The 28-year-old has made a tremendous breakthrough this summer, and as well as the fastest time of the year, 49.15, she has three of the top six marks. And possibly most importantly of all, Williams-Darling dealt Guevara her first defeat in nearly three years (in Gateshead) and in Zurich recently did it again.

“The field is a bit more level now that Ana has lost,” Williams-Darling told IAAF.org recently. “She has been beaten so people are thinking they can win.

“We have some 49s this year – at least five people. The Russians always come out running, Ana will come out running.”

Williams-Darling will have been referring to Natalya Nazarova, the 1998 IAAF World Junior champion, and the leading American, Monique Hennagan.

But it will be the re-match with Guevara that will offer the greatest fascination. Guevara’s form this season has been determined by the loss of nearly three months’ training earlier this summer through injury.

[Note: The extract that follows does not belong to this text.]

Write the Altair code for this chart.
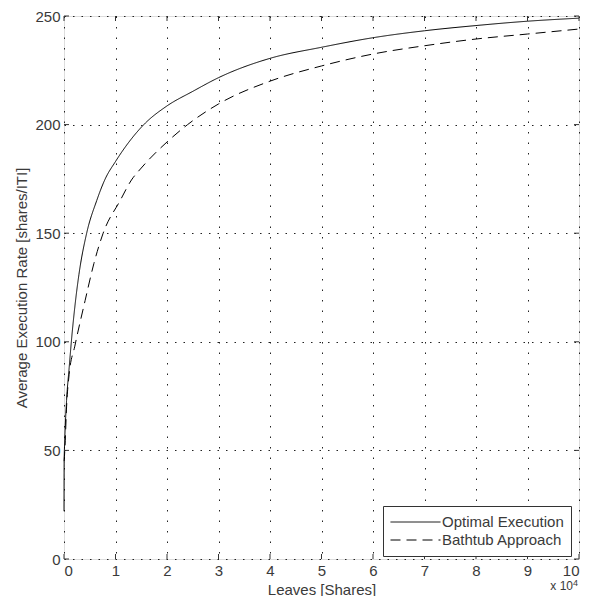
import altair as alt
import pandas as pd

# Leaves in units of 10^4 shares
opt_x = [0.0, 0.003, 0.015, 0.05, 0.1, 0.15, 0.21, 0.29, 0.44, 0.635, 0.8, 1.0, 1.55, 2.0, 2.5, 3.0, 4.0, 5.0, 6.0, 7.0, 8.0, 9.0, 10.0]
opt_y = [22, 45, 55, 73, 88, 102, 116, 131, 150, 165, 175, 183, 200, 208.6, 215.3, 221.6, 230.5, 235.6, 240, 243.2, 245.6, 247.6, 249]

bath_x = [0.003, 0.02, 0.05, 0.1, 0.21, 0.41, 0.58, 0.76, 1.09, 1.31, 1.5, 2.0, 2.4, 3.0, 4.0, 5.0, 6.0, 7.0, 8.0, 9.0, 10.0]
bath_y = [45, 52, 70, 85, 98, 119, 136, 150, 165, 174.5, 180, 192, 200, 209.5, 220, 227, 232.5, 236.3, 239.4, 241.7, 244]

series_names = ["Optimal Execution", "Bathtub Approach"]
x_ticks = [0, 10000, 20000, 30000, 40000, 50000, 60000, 70000, 80000, 90000, 100000]
y_ticks = [0, 50, 100, 150, 200, 250]

W, H = 515, 543
XMAX, YMAX = 100000, 250
FONT = "Liberation Sans"
TXT = "#3a3a3a"

rows = []
for xv, yv in zip(opt_x, opt_y):
    rows.append({"leaves": xv * 10000, "rate": yv, "series": series_names[0]})
for xv, yv in zip(bath_x, bath_y):
    rows.append({"leaves": xv * 10000, "rate": yv, "series": series_names[1]})
df = pd.DataFrame(rows)

xscale = alt.Scale(domain=[0, XMAX], nice=False, zero=False)
yscale = alt.Scale(domain=[0, YMAX], nice=False, zero=False)

xaxis = alt.Axis(values=x_ticks, labelExpr="datum.value / 10000", title="Leaves [Shares]",
                 grid=True, gridDash=[1.5, 9], gridColor="#222", gridOpacity=1,
                 ticks=False, domain=False, labelPadding=4, titlePadding=4,
                 labelFontSize=15, titleFontSize=15, titleFontWeight="normal",
                 labelColor=TXT, titleColor=TXT, labelFont=FONT, titleFont=FONT)
yaxis = alt.Axis(values=y_ticks, title="Average Execution Rate [shares/ITI]",
                 grid=True, gridDash=[1.5, 7], gridColor="#222", gridOpacity=1,
                 ticks=False, domain=False, labelPadding=4, titlePadding=5,
                 labelFontSize=15, titleFontSize=15, titleFontWeight="normal",
                 labelColor=TXT, titleColor=TXT, labelFont=FONT, titleFont=FONT)

lines = alt.Chart(df).mark_line(interpolate="monotone", strokeWidth=1, color="black").encode(
    x=alt.X("leaves:Q", scale=xscale, axis=xaxis),
    y=alt.Y("rate:Q", scale=yscale, axis=yaxis),
    strokeDash=alt.StrokeDash(
        "series:N",
        scale=alt.Scale(domain=series_names, range=[[1, 0], [10, 6]]),
        sort=series_names,
        legend=alt.Legend(
            title=None, orient="none", legendX=319, legendY=490,
            fillColor="white", strokeColor="#333", padding=7, cornerRadius=0,
            symbolType="stroke", symbolSize=2500, symbolStrokeWidth=1,
            symbolStrokeColor="black", labelFontSize=15, labelFont=FONT,
            labelColor=TXT, labelOffset=1, clipHeight=18, rowPadding=0,
        ),
    ),
)

# inward tick marks
tx = 5 / W * XMAX
ty = 5 / H * YMAX
tick_rows = []
for t in x_ticks:
    tick_rows.append({"x": t, "x2": t, "y": 0, "y2": ty})
    tick_rows.append({"x": t, "x2": t, "y": YMAX, "y2": YMAX - ty})
for t in y_ticks:
    tick_rows.append({"x": 0, "x2": tx, "y": t, "y2": t})
    tick_rows.append({"x": XMAX, "x2": XMAX - tx, "y": t, "y2": t})
ticks_df = pd.DataFrame(tick_rows)
ticks = alt.Chart(ticks_df).mark_rule(color="#333", strokeWidth=1).encode(
    x=alt.X("x:Q", scale=xscale), x2="x2:Q",
    y=alt.Y("y:Q", scale=yscale), y2="y2:Q",
)

exp_base = alt.Chart(pd.DataFrame({"t": ["x 10"]})).mark_text(
    align="right", baseline="alphabetic", fontSize=12, font=FONT, color=TXT
).encode(text="t:N", x=alt.value(509), y=alt.value(574))
exp_pow = alt.Chart(pd.DataFrame({"t": ["4"]})).mark_text(
    align="left", baseline="alphabetic", fontSize=9, font=FONT, color=TXT
).encode(text="t:N", x=alt.value(509), y=alt.value(570))

chart = alt.layer(lines, ticks, exp_base, exp_pow).properties(
    width=W, height=H,
    autosize=alt.AutoSizeParams(type="none"),
    padding={"left": 56, "top": 8, "right": 2, "bottom": 37},
).configure_view(stroke="#333", strokeWidth=1).configure(background="white")

chart.save("out.html", embed_options={"renderer": "svg", "actions": False})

But the World champion goes into Athens in positive mood. “I feel very well. I’m not in the same rhythm as last year, but coming back from injury I think I’m doing very well.”

In her last race over the full lap, she was second in 50.18 in Zurich. “I made a mistake in Zurich,” she said. “I started very badly in the blocks, then ran too fast in the early part of the race.” It may be different in Athens.